>> START Given data

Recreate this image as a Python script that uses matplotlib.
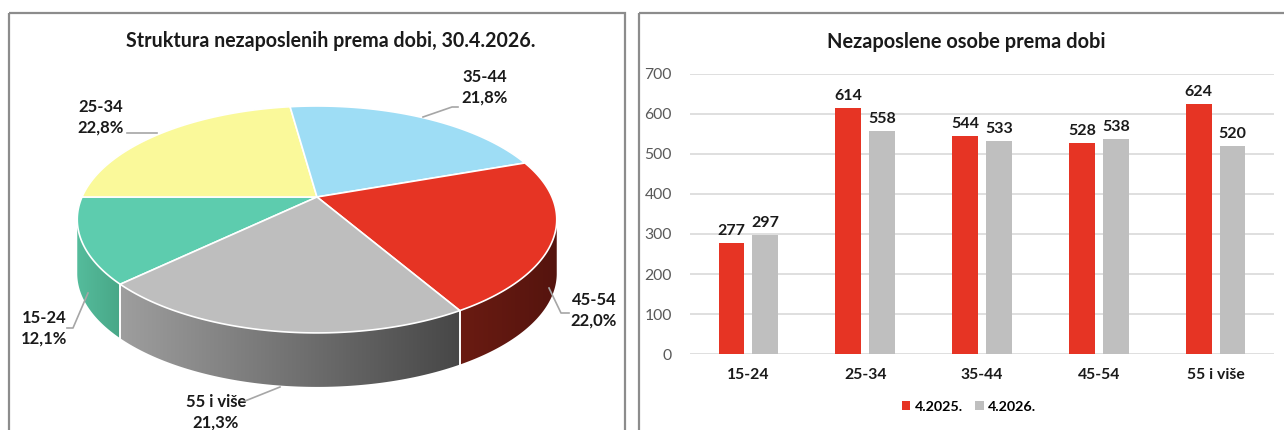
import numpy as np
import matplotlib.pyplot as plt
from matplotlib.patches import Polygon, Rectangle
from matplotlib.colors import to_rgb

# Data
groups = ['15-24', '25-34', '35-44', '45-54', '55 i više']
y2025 = [277, 614, 544, 528, 624]
y2026 = [297, 558, 533, 538, 520]
series_names = ['4.2025.', '4.2026.']
pie_title = 'Struktura nezaposlenih prema dobi, 30.4.2026.'
bar_title = 'Nezaposlene osobe prema dobi'

top_colors = ['#5DCCAE', '#FAF99A', '#9EDDF5', '#E63424', '#BEBEBE']
side_colors = [('#55BC9C', '#48A787'), ('#D8D77F', '#D8D77F'), ('#86BCD0', '#86BCD0'),
               ('#6A1B12', '#55140E'), ('#9E9E9E', '#474747')]
bar_colors = ['#E63424', '#BFBFBF']

plt.rcParams['font.family'] = ['Lato', 'DejaVu Sans']

W, H = 1284, 430
fig = plt.figure(figsize=(W / 100, H / 100), dpi=100)
bg = fig.add_axes([0, 0, 1, 1])
bg.set_xlim(0, W)
bg.set_ylim(H, 0)
bg.axis('off')

# panel borders
bg.add_patch(Rectangle((9, 13), 616, 440, fill=False, ec='#8C8C8C', lw=1.6))
bg.add_patch(Rectangle((639, 13), 660, 440, fill=False, ec='#8C8C8C', lw=1.6))

# ---- 3D pie (simple perspective projection) ----
CX, CY, A, B, K, DEPTH = 317, 197, 235, 109, 0.198, 54


def proj(t):
    t = np.radians(t)
    u, v = np.cos(t), np.sin(t)
    d = 1 + K * v
    return CX + A * u / d, CY - B * v / d


shares = np.array(y2026) / sum(y2026)
lo = -180 + np.degrees(np.arcsin(K))
hi = -np.degrees(np.arcsin(K))

start = 180 + 360 * shares[0]
bounds = []
for s in shares:
    bounds.append((start - 360 * s, start))
    start -= 360 * s

# sides, filled with a horizontal gradient clipped to the side shape
for i, (t1, t0) in enumerate(bounds):
    for shift in (-360, 0, 360):
        a0, a1 = max(t1 + shift, lo), min(t0 + shift, hi)
        if a1 <= a0:
            continue
        ts = np.linspace(a0, a1, 150)
        xs, ys = proj(ts)
        pts = list(zip(xs, ys)) + list(zip(xs[::-1], ys[::-1] + DEPTH))
        poly = Polygon(pts, closed=True, fc='none', ec='none')
        bg.add_patch(poly)
        c0, c1 = np.array(to_rgb(side_colors[i][0])), np.array(to_rgb(side_colors[i][1]))
        f = np.linspace(0, 1, 256)[None, :, None]
        grad = c0 * (1 - f) + c1 * f
        im = bg.imshow(grad, extent=(xs.min(), xs.max(), ys.max() + DEPTH + 1, ys.min() - 1),
                       aspect='auto', interpolation='bilinear', zorder=1)
        im.set_clip_path(poly)
        # white separators on the side
        for tb in (a0, a1):
            if lo + 0.5 < tb < hi - 0.5:
                px, py = proj(tb)
                bg.plot([px, px], [py, py + DEPTH], color='white', lw=1.2, zorder=2)

bg.set_xlim(0, W)
bg.set_ylim(H, 0)

# tops
for i, (t1, t0) in enumerate(bounds):
    ts = np.linspace(t0, t1, 120)
    xs, ys = proj(ts)
    pts = [(CX, CY)] + list(zip(xs, ys))
    bg.add_patch(Polygon(pts, closed=True, fc=top_colors[i], ec='white', lw=1.2, zorder=3))

# pie labels
label_pos = [(44, 318), (101, 107), (485, 77), (594, 300), (216, 402)]
leaders = [[(88, 293), (73, 328), (67, 328)],
           [(157, 133), (127, 133)],
           [(423, 117), (452, 107), (458, 107)],
           [(549, 288), (561, 313), (569, 313)],
           [(280, 387), (245, 401)]]
for i, g in enumerate(groups):
    pct = f'{shares[i] * 100:.1f}%'.replace('.', ',')
    x, y = label_pos[i]
    bg.text(x, y, g, ha='center', va='center', fontsize=12, fontweight='bold', color='#1a1a1a')
    bg.text(x, y + 21, pct, ha='center', va='center', fontsize=12, fontweight='bold', color='#1a1a1a')
    lx, ly = zip(*leaders[i])
    bg.plot(lx, ly, color='#A6A6A6', lw=1.2, zorder=4)

bg.text(331, 41, pie_title, ha='center', va='center', fontsize=14.1, fontweight='bold', color='#1a1a1a')
bg.text(966, 42, bar_title, ha='center', va='center', fontsize=14.4, fontweight='bold', color='#1a1a1a')

# ---- bar chart ----
ax = fig.add_axes([690 / W, 1 - 354 / H, 584 / W, 280 / H])
x = np.arange(len(groups))
bw = 0.22
off = 0.145
for k, (vals, name) in enumerate(zip([y2025, y2026], series_names)):
    pos = x + (-off if k == 0 else off)
    ax.bar(pos, vals, width=bw, color=bar_colors[k], label=name, zorder=3)
    for p, v in zip(pos, vals):
        ax.text(p, v + 13, str(v), ha='center', va='bottom', fontsize=11.5,
                fontweight='bold', color='#1a1a1a')

ax.set_xlim(-0.5, len(groups) - 0.5)
ax.set_ylim(0, 700)
ax.set_yticks(range(0, 701, 100))
ax.grid(axis='y', color='#D9D9D9', lw=1.2, zorder=0)
for sp in ax.spines.values():
    sp.set_visible(False)
ax.tick_params(axis='both', length=0)
ax.tick_params(axis='y', labelsize=11.3, labelcolor='#595959', pad=13)
ax.set_xticks(x)
ax.set_xticklabels(groups, fontsize=11.3, fontweight='bold', color='#1a1a1a')
ax.tick_params(axis='x', pad=10)

leg = fig.legend(loc='center', bbox_to_anchor=(969 / W, 1 - 407 / H), ncol=2, frameon=False,
                 handlelength=0.6, handleheight=0.6, handletextpad=0.3,
                 columnspacing=0.9, prop={'weight': 'bold', 'size': 10.3})

fig.savefig('out.png', dpi=100)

>> END Given data

→ **Goal**: From the first line above through the line containing "bar_title = 'Nezaposlene osobe prema dobi'", copy everything exactly, without the pictures.

→ **Solution to this exercise**:
Recreate this image as a Python script that uses matplotlib.
import numpy as np
import matplotlib.pyplot as plt
from matplotlib.patches import Polygon, Rectangle
from matplotlib.colors import to_rgb

# Data
groups = ['15-24', '25-34', '35-44', '45-54', '55 i više']
y2025 = [277, 614, 544, 528, 624]
y2026 = [297, 558, 533, 538, 520]
series_names = ['4.2025.', '4.2026.']
pie_title = 'Struktura nezaposlenih prema dobi, 30.4.2026.'
bar_title = 'Nezaposlene osobe prema dobi'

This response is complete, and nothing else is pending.